How good is on-line zetapotential measurement in water treatment?
Use at Aurora Water demonstrates feasibility, reduces chemical coagulant usage about 17 percent
The benefits of using zeta potential measurement to determine water-treatment plant-control strategies are extensively documented. Zeta potential is a measure of the charge on particles in a system and is known to correlate with coagulation performance. It’s already used for quality control and to optimize chemical flocculent addition.
Even more intriguing, however, is the idea of using zeta-potential as part of “on-line” continuous process monitoring and eventually, automated process control.
Zeta-potential monitoring benefits are illustrated by the experiences of Aurora Water, water-treatment utility for Aurora, Colorado. One Aurora Water facility uses zeta potential as both an off- and on-line tool. Results show how on-line technology can reduce chemical usage costs and simplify process operation.
Aurora Water provides water for about 340,000 people and has three water purification facilities in the metro Denver- Aurora area.
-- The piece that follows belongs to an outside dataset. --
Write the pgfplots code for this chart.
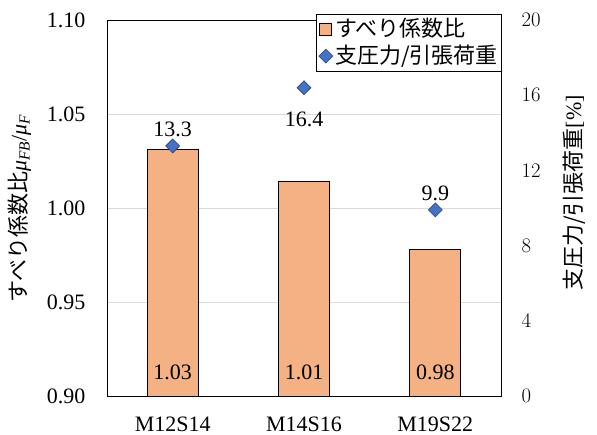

The chemical and physical processes employed at water-purification facilities eliminate harmful organic, inorganic and bacterial contaminants to meet potablewater quality standards. Yet many water-purification facilities can’t respond rapidly or efficiently to raw water chemical- or physical-characteristic fluctuation; nor can they assess the system alteration impacts on purification performance.
Typical water treatment begins with physical contaminant removal via sedimentation. Gravity separates out suspended material. In other words, once particles reach a certain mass, the gravitational forces inducing sedimentation are sufficient to offset the surfacechemistry interactions keeping them in suspension. The result is sedimentation of the contaminated material, i.e., its separation to the tank bottom.